Auch die andere große Krise, die Klimakrise, ist nicht verschwunden. Der dritte Dürresommer in Folge hinterlässt seine Spuren. Ganze Fichtenwälder sind bedroht und kaputtgegangen. Die deutsche Buche – man möge sich das vorstellen – ist tatsächlich in Gefahr und an vielen Stellen davon bedroht, unwiederbringlich zu verschwinden. Ich will diese Liste nicht verlängern; man könnte noch über Kastanien und viele andere Dinge reden.

Doch die Erfahrungen aus der Krise haben noch etwas anderes gezeigt. Wir haben das Potenzial für die Umwelt, für das Klima und für eine Verkehrswende. Noch nie waren die Menschen mehr bereit, so viele Veränderungen auf sich zu nehmen. Sie sind solidarisch, sie nehmen die Maßnahmen an; da würde ich Herrn Löttgen sogar zustimmen.

Lassen Sie uns doch darauf aufbauen und das zum Fortschrittsmotor machen. Das dürfen wir nicht wieder links liegen lassen, sondern darauf werden wir uns sehr intensiv einstellen müssen.

(Beifall von den GRÜNEN)

Aber was macht der Landeshaushalt? Die Unternehmen brauchen gute Rahmenbedingungen und die Zuversicht, dass sich Investitionen in Klimaschutz auch lohnen. Die öffentliche Hand hat natürlich die Aufgabe, mit gutem Beispiel voranzugehen, die energetische Sanierung von Gebäuden, die Auswahl des Fuhrparks oder die Beschaffung von Material klimagerecht durchzuführen. Dieser Vorbildfunktion

kommt die Landesregierung jedoch leider nicht nach.

Bestes Beispiel ist Ihr Kampf, Herr Minister Pinkwart, gegen den dringend notwendigen Ausbau der Windenergie. An der Stelle betreiben Sie eine völlig fehlgeleitete ideologische Antiindustriepolitik.

(Beifall von den GRÜNEN)

Aber es lohnt auch ein Blick in den Haushalt 2021.

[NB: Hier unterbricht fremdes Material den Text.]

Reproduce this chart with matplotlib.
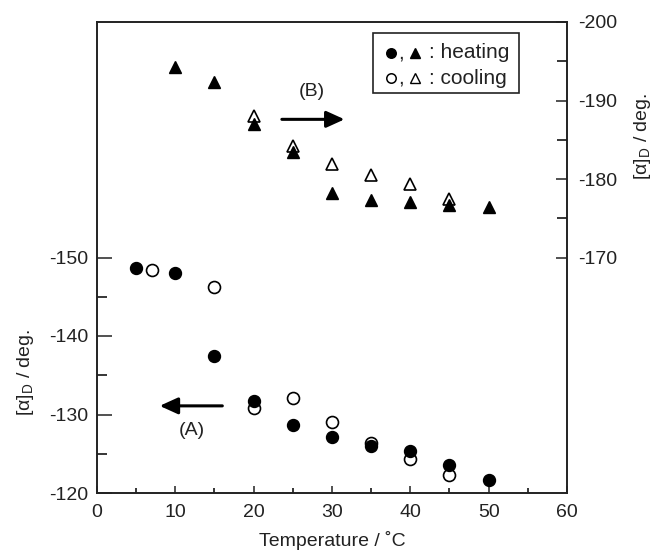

(Henning Höne [FDP]: Wie ist der denn …)

Herr Minister Laumann, Sie sagten am 1. April hier im Plenum:

„Wer nach der Krise nicht den Landesrechnungshof am Arsch hat, der hat alles verkehrt gemacht.“

Ich kann Ihnen nur sagen, Herr Kollege Laumann: Auch der Umkehrschluss funktioniert leider nicht. Man kann sowohl vom Rechnungshof kritisiert werden als auch alles falsch machen.